#### OBJECTIVE
Return the material word for word. Do not include the pictures.

#### PROVIDED MATERIAL
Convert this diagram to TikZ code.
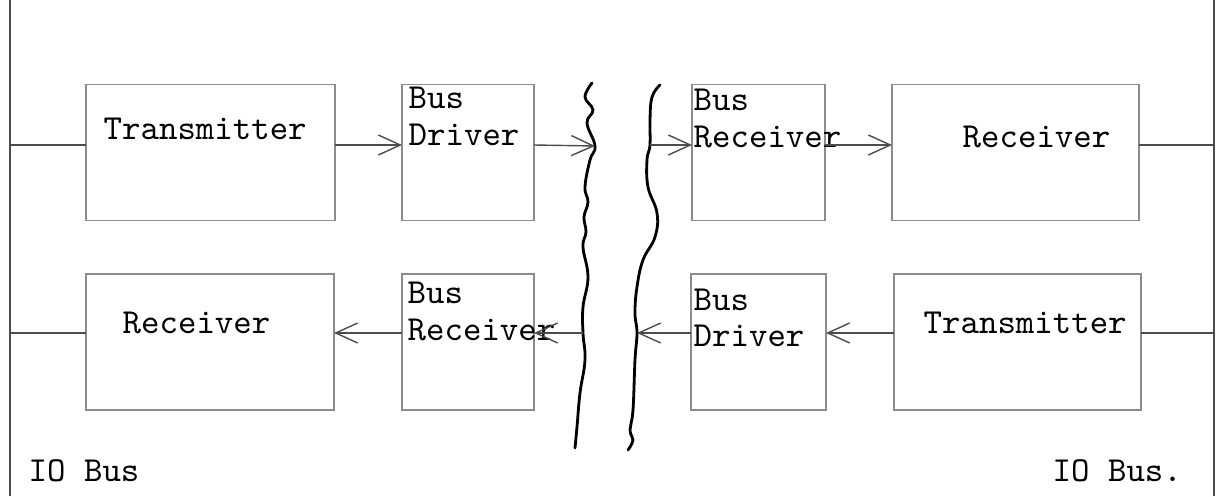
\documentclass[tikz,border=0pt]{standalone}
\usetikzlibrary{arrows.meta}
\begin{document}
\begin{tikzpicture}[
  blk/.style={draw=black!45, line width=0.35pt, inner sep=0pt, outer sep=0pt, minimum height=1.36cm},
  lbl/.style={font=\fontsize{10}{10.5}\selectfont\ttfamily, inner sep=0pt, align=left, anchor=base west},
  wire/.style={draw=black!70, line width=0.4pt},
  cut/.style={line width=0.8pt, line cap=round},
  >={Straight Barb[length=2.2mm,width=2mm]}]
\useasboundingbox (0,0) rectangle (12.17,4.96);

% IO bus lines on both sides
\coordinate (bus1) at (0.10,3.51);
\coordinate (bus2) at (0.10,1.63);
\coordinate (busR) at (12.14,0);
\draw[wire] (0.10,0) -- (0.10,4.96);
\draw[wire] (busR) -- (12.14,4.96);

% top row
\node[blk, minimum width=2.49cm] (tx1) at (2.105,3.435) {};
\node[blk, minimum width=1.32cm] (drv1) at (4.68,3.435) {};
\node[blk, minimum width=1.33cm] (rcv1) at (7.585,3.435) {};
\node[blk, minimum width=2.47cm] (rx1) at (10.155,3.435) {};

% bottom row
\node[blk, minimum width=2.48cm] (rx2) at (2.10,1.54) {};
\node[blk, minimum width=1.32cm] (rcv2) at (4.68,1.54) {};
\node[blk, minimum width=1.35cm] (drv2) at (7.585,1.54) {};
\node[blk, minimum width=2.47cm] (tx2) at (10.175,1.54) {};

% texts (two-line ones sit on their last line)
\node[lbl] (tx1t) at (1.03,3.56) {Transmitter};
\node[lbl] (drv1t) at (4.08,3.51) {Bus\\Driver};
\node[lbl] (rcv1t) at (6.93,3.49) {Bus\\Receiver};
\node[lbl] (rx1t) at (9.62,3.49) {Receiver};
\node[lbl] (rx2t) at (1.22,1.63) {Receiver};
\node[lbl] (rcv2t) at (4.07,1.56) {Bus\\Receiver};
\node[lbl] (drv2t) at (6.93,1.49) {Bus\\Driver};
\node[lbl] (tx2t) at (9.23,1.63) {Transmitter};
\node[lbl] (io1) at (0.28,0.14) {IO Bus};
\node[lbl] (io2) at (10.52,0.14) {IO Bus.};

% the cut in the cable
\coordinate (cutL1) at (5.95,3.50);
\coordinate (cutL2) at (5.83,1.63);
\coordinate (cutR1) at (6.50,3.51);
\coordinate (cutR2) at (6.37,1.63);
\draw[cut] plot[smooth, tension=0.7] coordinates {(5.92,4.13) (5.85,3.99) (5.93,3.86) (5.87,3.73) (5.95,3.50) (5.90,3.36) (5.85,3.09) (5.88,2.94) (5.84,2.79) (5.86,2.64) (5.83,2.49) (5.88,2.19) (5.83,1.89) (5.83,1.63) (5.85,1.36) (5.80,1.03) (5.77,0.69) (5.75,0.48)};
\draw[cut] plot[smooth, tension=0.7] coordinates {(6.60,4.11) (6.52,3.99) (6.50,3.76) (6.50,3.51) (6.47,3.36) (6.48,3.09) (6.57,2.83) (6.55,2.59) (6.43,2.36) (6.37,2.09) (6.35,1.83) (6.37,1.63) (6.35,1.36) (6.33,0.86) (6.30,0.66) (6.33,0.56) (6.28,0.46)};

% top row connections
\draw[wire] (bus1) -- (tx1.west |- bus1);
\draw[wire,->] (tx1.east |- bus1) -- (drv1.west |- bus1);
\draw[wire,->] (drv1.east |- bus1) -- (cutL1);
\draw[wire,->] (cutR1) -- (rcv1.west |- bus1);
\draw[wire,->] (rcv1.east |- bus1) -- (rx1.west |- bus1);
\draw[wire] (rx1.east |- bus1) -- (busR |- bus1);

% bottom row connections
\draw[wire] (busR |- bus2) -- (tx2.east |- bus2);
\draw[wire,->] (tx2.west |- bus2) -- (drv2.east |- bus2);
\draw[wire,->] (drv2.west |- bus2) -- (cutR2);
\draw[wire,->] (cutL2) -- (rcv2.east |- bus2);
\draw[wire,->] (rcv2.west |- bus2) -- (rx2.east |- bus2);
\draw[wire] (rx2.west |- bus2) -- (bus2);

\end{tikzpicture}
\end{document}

#### OUTPUT OF THE TASK
Convert this diagram to TikZ code.
\documentclass[tikz,border=0pt]{standalone}
\usetikzlibrary{arrows.meta}
\begin{document}
\begin{tikzpicture}[
  blk/.style={draw=black!45, line width=0.35pt, inner sep=0pt, outer sep=0pt, minimum height=1.36cm},
  lbl/.style={font=\fontsize{10}{10.5}\selectfont\ttfamily, inner sep=0pt, align=left, anchor=base west},
  wire/.style={draw=black!70, line width=0.4pt},
  cut/.style={line width=0.8pt, line cap=round},
  >={Straight Barb[length=2.2mm,width=2mm]}]
\useasboundingbox (0,0) rectangle (12.17,4.96);

% IO bus lines on both sides
\coordinate (bus1) at (0.10,3.51);
\coordinate (bus2) at (0.10,1.63);
\coordinate (busR) at (12.14,0);
\draw[wire] (0.10,0) -- (0.10,4.96);
\draw[wire] (busR) -- (12.14,4.96);

% top row
\node[blk, minimum width=2.49cm] (tx1) at (2.105,3.435) {};
\node[blk, minimum width=1.32cm] (drv1) at (4.68,3.435) {};
\node[blk, minimum width=1.33cm] (rcv1) at (7.585,3.435) {};
\node[blk, minimum width=2.47cm] (rx1) at (10.155,3.435) {};

% bottom row
\node[blk, minimum width=2.48cm] (rx2) at (2.10,1.54) {};
\node[blk, minimum width=1.32cm] (rcv2) at (4.68,1.54) {};
\node[blk, minimum width=1.35cm] (drv2) at (7.585,1.54) {};
\node[blk, minimum width=2.47cm] (tx2) at (10.175,1.54) {};

% texts (two-line ones sit on their last line)
\node[lbl] (tx1t) at (1.03,3.56) {Transmitter};
\node[lbl] (drv1t) at (4.08,3.51) {Bus\\Driver};
\node[lbl] (rcv1t) at (6.93,3.49) {Bus\\Receiver};
\node[lbl] (rx1t) at (9.62,3.49) {Receiver};
\node[lbl] (rx2t) at (1.22,1.63) {Receiver};
\node[lbl] (rcv2t) at (4.07,1.56) {Bus\\Receiver};
\node[lbl] (drv2t) at (6.93,1.49) {Bus\\Driver};
\node[lbl] (tx2t) at (9.23,1.63) {Transmitter};
\node[lbl] (io1) at (0.28,0.14) {IO Bus};
\node[lbl] (io2) at (10.52,0.14) {IO Bus.};

% the cut in the cable
\coordinate (cutL1) at (5.95,3.50);
\coordinate (cutL2) at (5.83,1.63);
\coordinate (cutR1) at (6.50,3.51);
\coordinate (cutR2) at (6.37,1.63);
\draw[cut] plot[smooth, tension=0.7] coordinates {(5.92,4.13) (5.85,3.99) (5.93,3.86) (5.87,3.73) (5.95,3.50) (5.90,3.36) (5.85,3.09) (5.88,2.94) (5.84,2.79) (5.86,2.64) (5.83,2.49) (5.88,2.19) (5.83,1.89) (5.83,1.63) (5.85,1.36) (5.80,1.03) (5.77,0.69) (5.75,0.48)};
\draw[cut] plot[smooth, tension=0.7] coordinates {(6.60,4.11) (6.52,3.99) (6.50,3.76) (6.50,3.51) (6.47,3.36) (6.48,3.09) (6.57,2.83) (6.55,2.59) (6.43,2.36) (6.37,2.09) (6.35,1.83) (6.37,1.63) (6.35,1.36) (6.33,0.86) (6.30,0.66) (6.33,0.56) (6.28,0.46)};

% top row connections
\draw[wire] (bus1) -- (tx1.west |- bus1);
\draw[wire,->] (tx1.east |- bus1) -- (drv1.west |- bus1);
\draw[wire,->] (drv1.east |- bus1) -- (cutL1);
\draw[wire,->] (cutR1) -- (rcv1.west |- bus1);
\draw[wire,->] (rcv1.east |- bus1) -- (rx1.west |- bus1);
\draw[wire] (rx1.east |- bus1) -- (busR |- bus1);

% bottom row connections
\draw[wire] (busR |- bus2) -- (tx2.east |- bus2);
\draw[wire,->] (tx2.west |- bus2) -- (drv2.east |- bus2);
\draw[wire,->] (drv2.west |- bus2) -- (cutR2);
\draw[wire,->] (cutL2) -- (rcv2.east |- bus2);
\draw[wire,->] (rcv2.west |- bus2) -- (rx2.east |- bus2);
\draw[wire] (rx2.west |- bus2) -- (bus2);

\end{tikzpicture}
\end{document}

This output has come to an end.